Claude Code Tip#01: Use /init Before You Start Coding
Why Context Matters More Than You Think
Imagine you just joined a new team. It is your first day. A colleague walks up and says
“Can you fix the authentication bug in the user service?”
You have no idea where the user service lives, what language the project uses, whether there is a test suite, or what the team’s coding style looks like. You could ask a dozen follow-up questions or worse, you could guess and get it wrong.
This is exactly the situation Claude is in when you open a project and immediately ask it to help with code. Without context, it is flying blind.
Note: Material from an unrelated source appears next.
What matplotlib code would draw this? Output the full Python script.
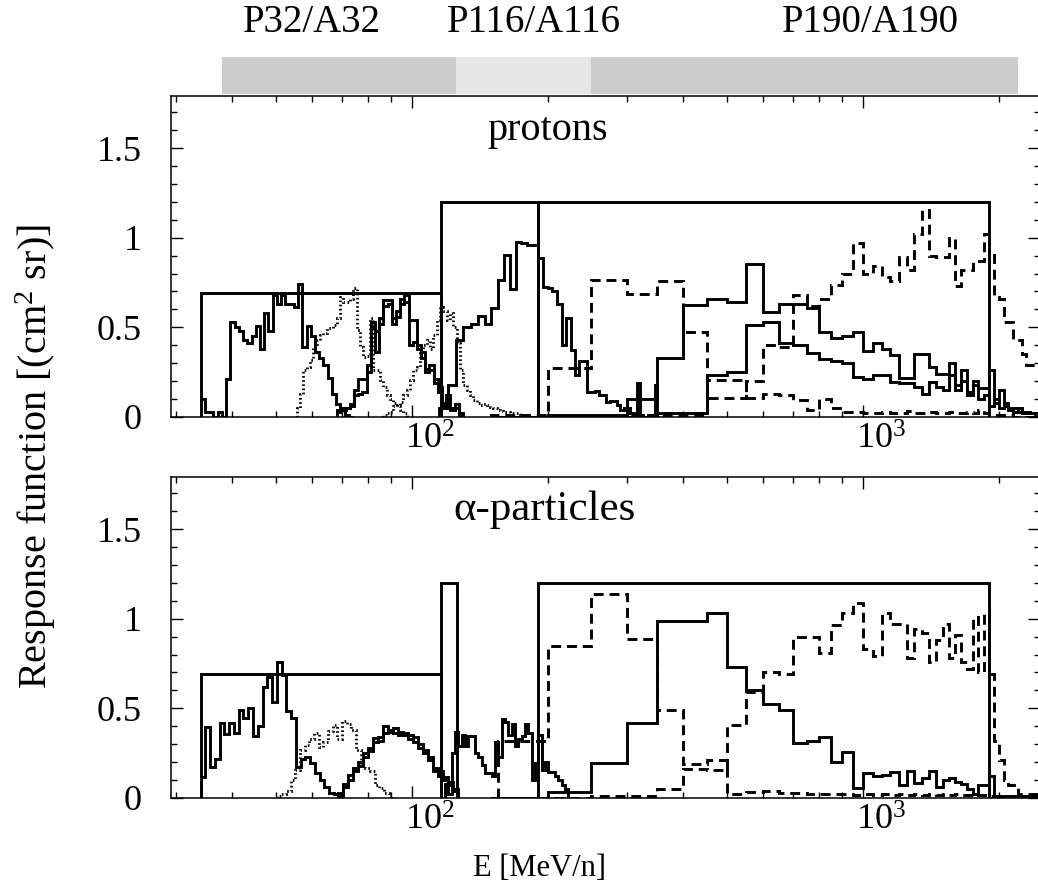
import numpy as np
import matplotlib
matplotlib.use("Agg")
import matplotlib.pyplot as plt
from matplotlib.ticker import LogLocator, NullFormatter, MultipleLocator, FuncFormatter
from matplotlib.transforms import blended_transform_factory, ScaledTranslation

plt.rcParams['font.family'] = ['Liberation Serif', 'DejaVu Serif']
plt.rcParams['mathtext.fontset'] = 'custom'
plt.rcParams['mathtext.rm'] = 'Liberation Serif'
plt.rcParams['mathtext.it'] = 'Liberation Serif:italic'

# ---------------- instrument ranges (top bar) ----------------
bar_edges = [38, 125, 250, 2200]
bar_colors = ['#cccccc', '#e6e6e6', '#cccccc']
bar_labels = ['P32/A32', 'P116/A116', 'P190/A190']
bar_label_pos = [60, 186, 1036]

# ---------------- geometric-factor boxes ----------------
p_box_edges = [(34.05, 116), (116, 190), (190, 1900)]
p_box_heights = [0.69, 1.2, 1.2]
a_box_edges = [(34.05, 116), (116, 126.1), (190, 1900)]
a_box_heights = [0.69, 1.2, 1.2]

# ---------------- protons ----------------
pA_range = (34.05, 74.1)
pA = [0.10, 0.03, 0.03, 0.0, 0.03, 0.0, 0.21, 0.53, 0.50, 0.48, 0.43, 0.41, 0.45, 0.51,
      0.38, 0.58, 0.48, 0.68, 0.63, 0.68, 0.63, 0.63, 0.615, 0.74, 0.39, 0.51, 0.45, 0.36,
      0.33, 0.29, 0.22, 0.13, 0.07, 0.04, 0.01, 0.0]
pB_range = (68.3, 129.9)
pB = [0.04, 0.05, 0.05, 0.07, 0.15, 0.21, 0.21, 0.29, 0.53, 0.48, 0.55, 0.65, 0.65, 0.55,
      0.59, 0.66, 0.68, 0.54, 0.54, 0.40, 0.36, 0.27, 0.29, 0.21, 0.17, 0.08, 0.10, 0.05,
      0.07, 0.02]
pB2 = [0.03, 0.04, 0.05, 0.06, 0.12, 0.13, 0.14, 0.25, 0.50, 0.36, 0.52, 0.62, 0.63, 0.52,
       0.56, 0.63, 0.64, 0.40, 0.42, 0.38, 0.33, 0.25, 0.26, 0.19, 0.14, 0.06, 0.12, 0.04,
       0.05, 0.01]
pD1_range = (55.57, 97.43)
pD1 = [0.05, 0.13, 0.26, 0.28, 0.317, 0.39, 0.43, 0.457, 0.47, 0.495, 0.495, 0.513, 0.55,
       0.67, 0.64, 0.64, 0.66, 0.72, 0.485, 0.39, 0.336, 0.34, 0.55, 0.26, 0.26, 0.206,
       0.17, 0.125, 0.10, 0.08, 0.06, 0.04, 0.02]
pD2_range = (86.48, 179.8)
pD2 = [0.01, 0.02, 0.03, 0.06, 0.065, 0.085, 0.125, 0.15, 0.206, 0.26, 0.28, 0.355, 0.40,
       0.43, 0.38, 0.457, 0.54, 0.615, 0.59, 0.54, 0.58, 0.50, 0.41, 0.26, 0.178, 0.15,
       0.123, 0.095, 0.077, 0.067, 0.07, 0.067, 0.058, 0.05, 0.04, 0.035, 0.03, 0.028,
       0.025, 0.02, 0.02, 0.015, 0.01]
pC_start, pC_step = 115, 5
pC = [0.05, 0.178, 0.43, 0.50, 0.52, 0.563, 0.518, 0.606, 0.764, 0.903, 0.714, 0.974,
      0.97, 0.96, 0.96, 0.885, 0.727, 0.72, 0.70, 0.628, 0.40, 0.55, 0.373, 0.234, 0.31,
      0.31, 0.141, 0.141, 0.145, 0.123, 0.123, 0.085, 0.09, 0.09, 0.067, 0.04, 0.05, 0.05,
      0.02, 0.01, 0.19, 0.01, 0.0, 0.0, 0.0, 0.01, 0.18, 0.0]
p190_start, p190_step = 150, 50
pSA = [0.0, 0.01, 0.01, 0.099, 0.327, 0.625, 0.66, 0.64, 0.853, 0.587,
       0.628, 0.628, 0.61, 0.476, 0.44, 0.45, 0.476, 0.37, 0.41, 0.377,
       0.345, 0.216, 0.216, 0.35, 0.35, 0.28, 0.24, 0.24, 0.30, 0.18,
       0.26, 0.14, 0.20, 0.16, 0.16, 0.26, 0.08, 0.15, 0.08, 0.05,
       0.05, 0.03, 0.03, 0.03, 0.02, 0.02]
pSB = [0.0, 0.0, 0.0, 0.0, 0.02, 0.02, 0.234, 0.25, 0.513, 0.527,
       0.41, 0.40, 0.355, 0.326, 0.315, 0.30, 0.225, 0.21, 0.235, 0.235,
       0.197, 0.19, 0.19, 0.168, 0.128, 0.197, 0.168, 0.15, 0.235, 0.15,
       0.20, 0.12, 0.18, 0.10, 0.12, 0.06, 0.10, 0.05, 0.06, 0.04,
       0.03, 0.05, 0.02, 0.02, 0.02, 0.01]
pDA = [0.01, 0.275, 0.764, 0.684, 0.757, 0.476, 0.205, 0.205, 0.104, 0.13,
       0.125, 0.095, 0.04, 0.10, 0.05, 0.03, 0.03, 0.025, 0.02, 0.03,
       0.02, 0.025, 0.035, 0.02, 0.02, 0.03, 0.025, 0.02, 0.03, 0.02,
       0.025, 0.03, 0.02, 0.04, 0.02, 0.01, 0.01, 0.01, 0.01, 0.01,
       0.0, 0.0, 0.0, 0.0, 0.0, 0.0]
pDB = [0.0, 0.0, 0.0, 0.01, 0.01, 0.01, 0.104, 0.104, 0.2, 0.4,
       0.39, 0.68, 0.62, 0.66, 0.736, 0.80, 0.972, 0.80, 0.84, 0.78,
       0.76, 0.89, 0.82, 1.02, 1.155, 0.90, 0.89, 0.89, 1.0, 0.73,
       0.82, 0.82, 0.87, 0.87, 1.02, 0.92, 0.67, 0.66, 0.53, 0.53,
       0.43, 0.43, 0.35, 0.29, 0.29, 0.29]

# ---------------- alpha particles ----------------
aA_range = (34.05, 70.5)
aA = [0.119, 0.398, 0.171, 0.22, 0.42, 0.355, 0.42, 0.36, 0.49, 0.444, 0.50, 0.347, 0.40,
      0.617, 0.673, 0.537, 0.76, 0.686, 0.485, 0.444, 0.175, 0.22, 0.23, 0.194, 0.14,
      0.10, 0.063, 0.03, 0.02, 0.01]
aB_range = (68.7, 126.8)
aB = [0.03, 0.08, 0.128, 0.165, 0.20, 0.249, 0.28, 0.336, 0.34, 0.40, 0.38, 0.39, 0.37,
      0.364, 0.35, 0.34, 0.30, 0.27, 0.23, 0.165, 0.148, 0.119, 0.09, 0.05]
aB2 = [0.02, 0.06, 0.10, 0.15, 0.18, 0.23, 0.26, 0.31, 0.32, 0.36, 0.37, 0.36, 0.35,
       0.35, 0.33, 0.31, 0.28, 0.25, 0.21, 0.15, 0.12, 0.10, 0.07, 0.04]
aD_range = (50.2, 91.0)
aD = [0.01, 0.02, 0.04, 0.10, 0.155, 0.27, 0.295, 0.33, 0.36, 0.285, 0.31, 0.375, 0.405,
      0.33, 0.43, 0.41, 0.38, 0.27, 0.185, 0.165, 0.15, 0.07, 0.055, 0.03, 0.01]
aC_range = (118.5, 222.3)
aC = [0.08, 0.02, 0.25, 0.37, 0.29, 0.35, 0.29, 0.346, 0.346, 0.25, 0.23, 0.184, 0.137,
      0.137, 0.12, 0.314, 0.23, 0.44, 0.425, 0.35, 0.41, 0.29, 0.33, 0.346, 0.41, 0.36,
      0.10, 0.194, 0.35, 0.156, 0.20, 0.147, 0.147, 0.12, 0.10, 0.073, 0.05]
a190_first_edge = 155
aSA = [0.0, 0.035, 0.197, 0.417, 0.989, 0.989, 1.03, 0.73, 0.60, 0.524,
       0.49, 0.305, 0.32, 0.34, 0.203, 0.258, 0.054, 0.141, 0.12, 0.13,
       0.147, 0.07, 0.15, 0.085, 0.11, 0.15, 0.06, 0.10, 0.11, 0.09,
       0.08, 0.05, 0.02, 0.07, 0.07, 0.12, 0.01, 0.01, 0.01, 0.01,
       0.01, 0.01, 0.01, 0.01, 0.01, 0.01]
aDA = [0.32, 0.848, 1.138, 0.885, 0.49, 0.19, 0.21, 0.02, 0.035, 0.04,
       0.03, 0.03, 0.02, 0.02, 0.02, 0.02, 0.015, 0.02, 0.015, 0.02,
       0.015, 0.02, 0.015, 0.02, 0.015, 0.02, 0.015, 0.02, 0.015, 0.02,
       0.015, 0.015, 0.02, 0.015, 0.015, 0.01, 0.01, 0.01, 0.01, 0.01,
       0.0, 0.0, 0.0, 0.0, 0.0, 0.0]
aDB = [0.0, 0.0, 0.01, 0.01, 0.05, 0.16, 0.155, 0.407, 0.593, 0.70,
       0.69, 0.90, 0.90, 0.81, 0.965, 1.03, 1.09, 0.83, 0.79, 1.03,
       0.97, 0.97, 0.78, 0.94, 0.92, 0.76, 0.88, 0.97, 0.78, 0.91,
       0.76, 0.72, 1.01, 0.70, 1.03, 0.69, 0.32, 0.21, 0.10, 0.07,
       0.07, 0.02, 0.02, 0.02, 0.02, 0.02]

xlim = (29.26, 2467)
ylim = (0, 1.79)
x_major = [100, 1000]

# ---------------- styles ----------------
solid = dict(color='black', lw=2.1)
dashed = dict(color='black', lw=2.1, linestyle=(0, (3.4, 2.0)))
dotted = dict(color='black', lw=2.0, linestyle=(0, (0.6, 0.9)))


def log_edges(rng, n):
    return np.geomspace(rng[0], rng[1], n + 1)


def lin_edges(start, step, n):
    return start + step * np.arange(n + 1)


def setup(ax, fig):
    ax.set_xscale('log')
    ax.set_xlim(*xlim)
    ax.set_ylim(*ylim)
    ax.set_xticks(x_major)
    ax.xaxis.set_minor_locator(LogLocator(base=10, subs=np.arange(2, 10), numticks=30))
    ax.xaxis.set_minor_formatter(NullFormatter())
    ax.yaxis.set_major_locator(MultipleLocator(0.5))
    ax.yaxis.set_minor_locator(MultipleLocator(0.1))
    ax.yaxis.set_major_formatter(FuncFormatter(lambda v, p: f'{v:g}'))
    ax.tick_params(which='both', direction='in', top=True, right=True, labelsize=26,
                   width=1.0, colors='black')
    ax.tick_params(which='major', length=8.5)
    ax.tick_params(which='minor', length=4.3)
    ax.tick_params(axis='y', pad=21)
    ax.tick_params(axis='x', pad=5)
    for s in ax.spines.values():
        s.set_linewidth(1.1)
    off = ScaledTranslation(18 / 100, 0, fig.dpi_scale_trans)
    for lbl in ax.get_xticklabels():
        lbl.set_transform(lbl.get_transform() + off)


fig = plt.figure(figsize=(10.38, 8.92), dpi=100)
L = 171 / 1038
W = (1040 - 171) / 1038
H = 321 / 892
ax_p = fig.add_axes([L, (892 - 417) / 892, W, H])
ax_a = fig.add_axes([L, (892 - 798) / 892, W, H])
ax_bar = fig.add_axes([L, (892 - 94) / 892, W, 37 / 892])

# --- instrument bar ---
ax_bar.set_xscale('log')
ax_bar.set_xlim(*xlim)
ax_bar.set_ylim(0, 1)
for i in range(len(bar_colors)):
    ax_bar.axvspan(bar_edges[i], bar_edges[i + 1], color=bar_colors[i], lw=0)
ax_bar.axis('off')
tr = blended_transform_factory(ax_bar.transData, fig.transFigure)
for lab, xp in zip(bar_labels, bar_label_pos):
    ax_bar.text(xp, 1 - 22 / 892, lab, transform=tr, ha='center', va='center', fontsize=28)

# --- protons ---
setup(ax_p, fig)
for (e0, e1), h in zip(p_box_edges, p_box_heights):
    ax_p.stairs([h], [e0, e1], baseline=0, **solid)
ax_p.stairs(pA, log_edges(pA_range, len(pA)), baseline=0, **solid)
ax_p.stairs(pB, log_edges(pB_range, len(pB)), baseline=0, **solid)
ax_p.stairs(pB2, log_edges(pB_range, len(pB2)), baseline=0, **solid)
ax_p.stairs(pD1, log_edges(pD1_range, len(pD1)), baseline=0, **dotted)
ax_p.stairs(pD2, log_edges(pD2_range, len(pD2)), baseline=0, **dotted)
ax_p.stairs(pC, lin_edges(pC_start, pC_step, len(pC)), baseline=0, **solid)
e190 = lin_edges(p190_start, p190_step, len(pSA))
ax_p.stairs(pSA, e190, baseline=0, **solid)
ax_p.stairs(pSB, e190, baseline=0, **solid)
ax_p.stairs(pDA, e190, baseline=0, **dashed)
ax_p.stairs(pDB, e190, baseline=0, **dashed)
ax_p.text(0.433, 0.893, 'protons', transform=ax_p.transAxes, ha='center', va='center',
          fontsize=29)

# --- alphas ---
setup(ax_a, fig)
for (e0, e1), h in zip(a_box_edges, a_box_heights):
    ax_a.stairs([h], [e0, e1], baseline=0, **solid)
ax_a.stairs(aA, log_edges(aA_range, len(aA)), baseline=0, **solid)
ax_a.stairs(aB, log_edges(aB_range, len(aB)), baseline=0, **solid)
ax_a.stairs(aB2, log_edges(aB_range, len(aB2)), baseline=0, **solid)
ax_a.stairs(aD, log_edges(aD_range, len(aD)), baseline=0, **dotted)
ax_a.stairs(aC, log_edges(aC_range, len(aC)), baseline=0, **solid)
ea = lin_edges(p190_start, p190_step, len(aSA))
ax_a.stairs(aSA, ea, baseline=0, **solid)
ea_d = ea.copy()
ea_d[0] = a190_first_edge
ax_a.stairs(aDA, ea_d, baseline=0, **dashed)
ax_a.stairs(aDB, ea, baseline=0, **dashed)
ax_a.text(0.43, 0.897, 'α-particles', transform=ax_a.transAxes, ha='center', va='center',
          fontsize=31)

fig.text(0.52, 1 - 868 / 892, 'E [MeV/n]', ha='center', va='center', fontsize=22)
fig.text(0.034, 1 - 457 / 892, 'Response function [(cm$^{2}$ sr)]', ha='center', va='center',
         rotation=90, fontsize=29)

fig.savefig('out.png', dpi=100)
Your project might have dozens or even hundreds of files spread across multiple folders. Claude does not automatically know which files matter, what the project is trying to do, or how pieces connect to each other.
Here is the important part most people do not realise: giving Claude too much irrelevant context actually makes it less helpful, not more. It is like briefing a consultant with 500 pages of documents when only 10 pages are relevant. The signal gets lost in the noise.
Enter /init
The /init command is your starting point. When you run it, Claude reads through your codebase and builds an understanding of,
- What the project does , its purpose and overall structure
- How it is organised , key folders, entry points, important files
- What patterns it follows , naming conventions, coding style, how modules connect
- How to work with it , build commands, test commands, setup steps
Think of it like giving Claude a proper onboarding. Instead of starting every conversation from scratch, it already has a working mental model of your project.
Say you have a small web app , a recipe website you built in your spare time. It has a backend, a frontend, a database layer, and some config files. You open Claude Code and type:
“Add a search feature to the recipe list page.”
Without /init, Claude might ask which framework you are using, where the recipe data comes from, what your folder structure looks like, or how your existing API routes are set up.
With /init run first, Claude already knows it is a React frontend talking to a Node.js API, that recipe data comes from a specific service file, and that your existing routes follow a particular pattern. It can give you a targeted, accurate answer immediately.
What Happens After /init Runs
Once Claude finishes analyzing your codebase, it does not just hold that knowledge in memory and move on. It writes a summary to a file called CLAUDE.md and saves it in your project.
Think of CLAUDE.md as the briefing document Claude wrote for itself after its first day on the project. Every time you open the project again, Claude reads this file first so it does not start from zero.
The Three CLAUDE.md Files
This is where it gets interesting. There are actually three levels of this file, each serving a different purpose:
| File | Shared? | Purpose |
|---|---|---|
CLAUDE.md |
Yes , commit to source control | Generated by /init. Shared with the whole team. Contains the project summary, architecture notes, and coding patterns. Every engineer on the team benefits from it. |
CLAUDE.local.md |
No , stays on your machine | Your personal instructions and preferences for this project. Things like “always use my local Docker setup” or “remind me to run linting before commits”. Add this to .gitignore. |
~/.claude/CLAUDE.md |
No , global to your machine | Instructions you want Claude to follow across every project on your computer. Useful for personal habits like preferred coding style, language preferences, or output format. |
When Should You Run /init?
- At the start of any new session on a project you have not worked on with Claude recently
- When you first bring Claude into an existing project , before asking it to do anything
- After major restructuring , if you have reorganised folders, renamed modules, or changed the architecture significantly
You do not need to run it every single time if you are mid-session and the codebase has not changed. But as a habit, running /init at the start is a low-effort step that consistently improves the quality of Claude’s responses.
The Takeaway
/init is not a magic button , it is a setup step.
Think of it as the equivalent of saying: “Before we get started, here is what we are building and how it works.”
That one sentence changes everything.